Wednesday, April 30, 2014

The Crusade Against South Africa. By Murray N. Rothbard

Making Economic Sense by Murray Rothbard

Chapter 90
For many years, America’s campuses have been sunk in political apathy. The values of the 1950s are supposed to be back, including concentration on one’s career and lack of interest in social or political causes.
But now, suddenly, it begins to seem like a replay of the late 1960s: demonstrations, placards, even sit-ins on campus. The issue is apartheid in South Africa, and the campaign hopes to bring down apartheid by pressuring colleges and universities to disinvest in South Africa. Coercion against South Africa is also being pursued on the legislative front, including drives to embargo that country as well as prohibit the importation of Krugerrands.
I yield to no one in my abhorrence of the apartheid system, but it must never be forgotten what the road to Hell is paved with. Good intentions are scarcely enough, and we must always be careful that in trying to do good, we don’t do harm instead.

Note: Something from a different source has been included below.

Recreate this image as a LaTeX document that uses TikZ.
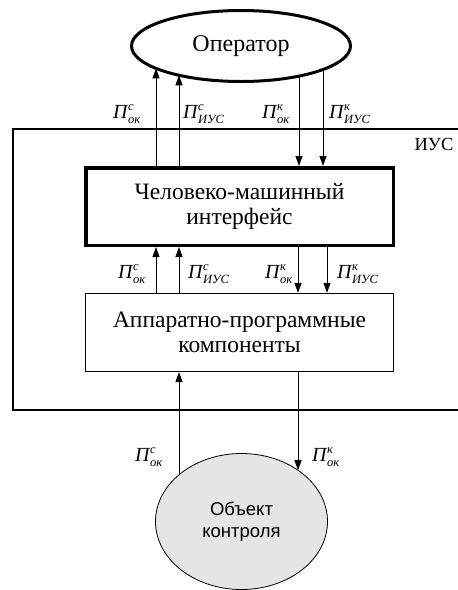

The object of the new crusade is presumably to help the oppressed blacks of South Africa. But what would be the impact of U.S. disinvestment?

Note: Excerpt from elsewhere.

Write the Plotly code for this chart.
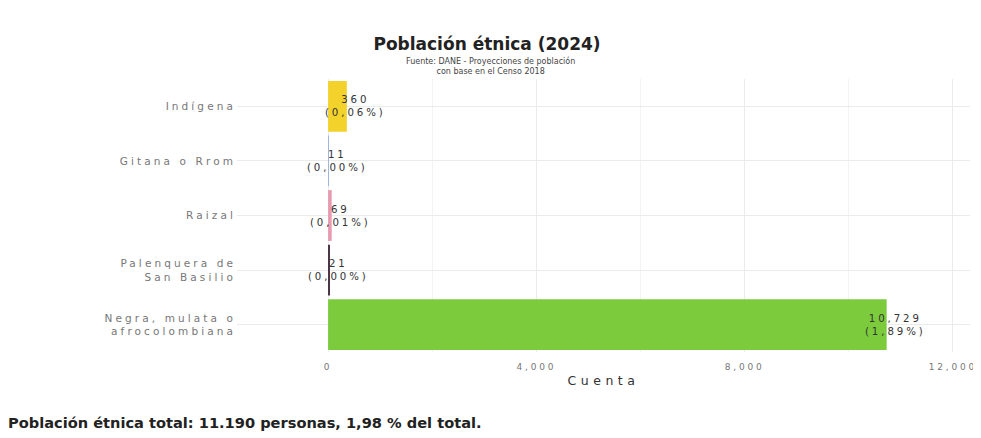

The demand for black workers in South Africa would fall, and the result would be loss of jobs and lower wage rates for the oppressed people of that country. Not only that: presumably the U.S. firms are among the highest-paying employers in South Africa, so that the impact on black wages and working conditions would be particularly severe. In short: the group we are most trying to help by our well-meaning intervention will be precisely the one to lose the most. As on so many other occasions, doing good for becomes doing harm to.
The same result would follow from the other legislative actions against South Africa. Prohibition of Krugerrands, for example, would injure, first and foremost, the black workers in the gold mining industry. And so on down the line.

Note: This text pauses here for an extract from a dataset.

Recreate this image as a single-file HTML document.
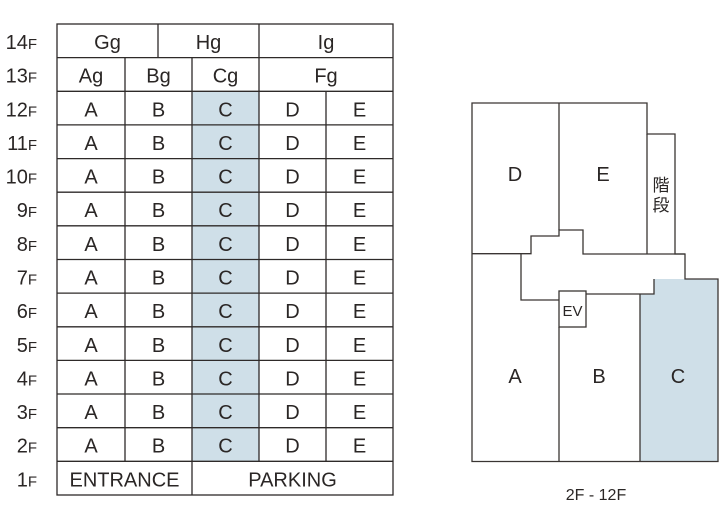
<!DOCTYPE html>
<html><head><meta charset="utf-8"><style>
body{margin:0;background:#fff;}
svg{display:block;font-family:"Liberation Sans","Noto Sans CJK JP",sans-serif;}
.t{font-size:20px;fill:#2a2625;text-anchor:middle;}
.f{font-size:20px;fill:#2a2625;text-anchor:end;}
.f tspan{font-size:15px;}
</style></head><body>
<svg width="720" height="520" viewBox="0 0 720 520">
<rect x="192" y="91.3" width="67" height="370" fill="#cfdfe8"/>
<g stroke="#2e2a29" stroke-width="1.3" fill="none">
<rect x="57" y="24" width="336" height="471"/>
<line x1="57" y1="57.6" x2="393" y2="57.6"/>
<line x1="57" y1="91.3" x2="393" y2="91.3"/>
<line x1="57" y1="124.9" x2="393" y2="124.9"/>
<line x1="57" y1="158.6" x2="393" y2="158.6"/>
<line x1="57" y1="192.2" x2="393" y2="192.2"/>
<line x1="57" y1="225.8" x2="393" y2="225.8"/>
<line x1="57" y1="259.5" x2="393" y2="259.5"/>
<line x1="57" y1="293.1" x2="393" y2="293.1"/>
<line x1="57" y1="326.8" x2="393" y2="326.8"/>
<line x1="57" y1="360.4" x2="393" y2="360.4"/>
<line x1="57" y1="394" x2="393" y2="394"/>
<line x1="57" y1="427.7" x2="393" y2="427.7"/>
<line x1="57" y1="461.3" x2="393" y2="461.3"/>
<line x1="158" y1="24" x2="158" y2="57.6"/>
<line x1="259" y1="24" x2="259" y2="461.3"/>
<line x1="125" y1="57.6" x2="125" y2="461.3"/>
<line x1="192" y1="57.6" x2="192" y2="495"/>
<line x1="326" y1="91.3" x2="326" y2="461.3"/>
</g>
<g class="f">
<text x="37" y="49">14<tspan>F</tspan></text>
<text x="37" y="82.6">13<tspan>F</tspan></text>
<text x="37" y="116.3">12<tspan>F</tspan></text>
<text x="37" y="149.9">11<tspan>F</tspan></text>
<text x="37" y="183.6">10<tspan>F</tspan></text>
<text x="37" y="217.2">9<tspan>F</tspan></text>
<text x="37" y="250.8">8<tspan>F</tspan></text>
<text x="37" y="284.5">7<tspan>F</tspan></text>
<text x="37" y="318.1">6<tspan>F</tspan></text>
<text x="37" y="351.8">5<tspan>F</tspan></text>
<text x="37" y="385.4">4<tspan>F</tspan></text>
<text x="37" y="419">3<tspan>F</tspan></text>
<text x="37" y="452.7">2<tspan>F</tspan></text>
<text x="37" y="486.3">1<tspan>F</tspan></text>
</g>
<g class="t">
<text x="107.5" y="49">Gg</text><text x="208.5" y="49">Hg</text><text x="326" y="49">Ig</text>
<text x="91" y="82.6">Ag</text><text x="158.5" y="82.6">Bg</text><text x="225.5" y="82.6">Cg</text><text x="326" y="82.6">Fg</text>
<text x="124.5" y="486.3">ENTRANCE</text><text x="292.5" y="486.3">PARKING</text>
</g>
<g class="t">
<text x="91" y="116.3">A</text><text x="158.5" y="116.3">B</text><text x="225.5" y="116.3">C</text><text x="292.5" y="116.3">D</text><text x="359.5" y="116.3">E</text>
<text x="91" y="149.9">A</text><text x="158.5" y="149.9">B</text><text x="225.5" y="149.9">C</text><text x="292.5" y="149.9">D</text><text x="359.5" y="149.9">E</text>
<text x="91" y="183.6">A</text><text x="158.5" y="183.6">B</text><text x="225.5" y="183.6">C</text><text x="292.5" y="183.6">D</text><text x="359.5" y="183.6">E</text>
<text x="91" y="217.2">A</text><text x="158.5" y="217.2">B</text><text x="225.5" y="217.2">C</text><text x="292.5" y="217.2">D</text><text x="359.5" y="217.2">E</text>
<text x="91" y="250.8">A</text><text x="158.5" y="250.8">B</text><text x="225.5" y="250.8">C</text><text x="292.5" y="250.8">D</text><text x="359.5" y="250.8">E</text>
<text x="91" y="284.5">A</text><text x="158.5" y="284.5">B</text><text x="225.5" y="284.5">C</text><text x="292.5" y="284.5">D</text><text x="359.5" y="284.5">E</text>
<text x="91" y="318.1">A</text><text x="158.5" y="318.1">B</text><text x="225.5" y="318.1">C</text><text x="292.5" y="318.1">D</text><text x="359.5" y="318.1">E</text>
<text x="91" y="351.8">A</text><text x="158.5" y="351.8">B</text><text x="225.5" y="351.8">C</text><text x="292.5" y="351.8">D</text><text x="359.5" y="351.8">E</text>
<text x="91" y="385.4">A</text><text x="158.5" y="385.4">B</text><text x="225.5" y="385.4">C</text><text x="292.5" y="385.4">D</text><text x="359.5" y="385.4">E</text>
<text x="91" y="419">A</text><text x="158.5" y="419">B</text><text x="225.5" y="419">C</text><text x="292.5" y="419">D</text><text x="359.5" y="419">E</text>
<text x="91" y="452.7">A</text><text x="158.5" y="452.7">B</text><text x="225.5" y="452.7">C</text><text x="292.5" y="452.7">D</text><text x="359.5" y="452.7">E</text>
</g>
<!-- floor plan -->
<path d="M654 279 H718 V461.5 H640 V294 H654 Z" fill="#cfdfe8"/>
<g stroke="#3a3533" stroke-width="1.3" fill="none">
<path d="M472 103 H647 V134 H675 V254 H685 V279 H718 V461.5 H472 Z"/>
<path d="M472 253.7 H531 V236 H559 V230 H583 V254 H685"/>
<line x1="559" y1="103" x2="559" y2="230"/>
<line x1="647" y1="134" x2="647" y2="254"/>
<path d="M521 253.7 V300 H559"/>
<rect x="559" y="291" width="27" height="36"/>
<line x1="559" y1="327" x2="559" y2="461.5"/>
<path d="M586 294 H654 V279"/>
<line x1="640" y1="294" x2="640" y2="461.5"/>
</g>
<g class="t">
<text x="515" y="181">D</text><text x="603" y="181">E</text>
<text x="515" y="383">A</text><text x="599" y="383">B</text><text x="678" y="383">C</text>
<text x="572.5" y="316" style="font-size:15px">EV</text>
<text x="661" y="191" style="font-size:17px">階</text>
<text x="661" y="211" style="font-size:17px">段</text>
<text x="596" y="500" style="font-size:16px">2F - 12F</text>
</g>
</svg>
</body></html>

I suppose that demonstrating and crusading against apartheid gives American liberals a fine glow of moral righteousness. But have they really pondered the consequences? Some American black leaders are beginning to do so. A spokesman for the National Urban League concedes that “We do not favor disinvestment . . . . We believe that the workers would be the ones that would be hurt.” And Ted Adams, executive director of the National Association of Blacks Within Government, warns that disinvestment would “come down hard on black people,” and could wind up “throwing the baby out with the bath water.”
But other black leaders take a sterner view. A spokesman for Chicago Mayor Harold Washington admits “some concern that the most immediate effect of disinvestment may be felt by the laborers themselves,” but then adds, on a curious note, “that’s never an excuse not to take action.” Michelle Kourouma, executive director of the National Conference of Black Mayors, explains the hard-line position: “How could it get any worse? We have nothing to lose and everything to gain: freedom.”
The profound flaw is an equivocation on the word “we,” a collective term covering a multitude of sins. Unfortunately, it is not Ms. Kourouma or Mr. Washington or any American liberal who stands to lose by disinvestment; it is only the blacks in South Africa.
It is all too easy for American liberals, secure in their well-paid jobs and their freedom in the United States, to say, in effect, to the blacks of South Africa: “We’re going to make you sacrifice for your own benefit.” It is doubtful whether the blacks in South Africa will respond with the same enthusiasm. Unfortunately, they have nothing to say in the matter; once again, their lives will be the pawns in other people’s political games.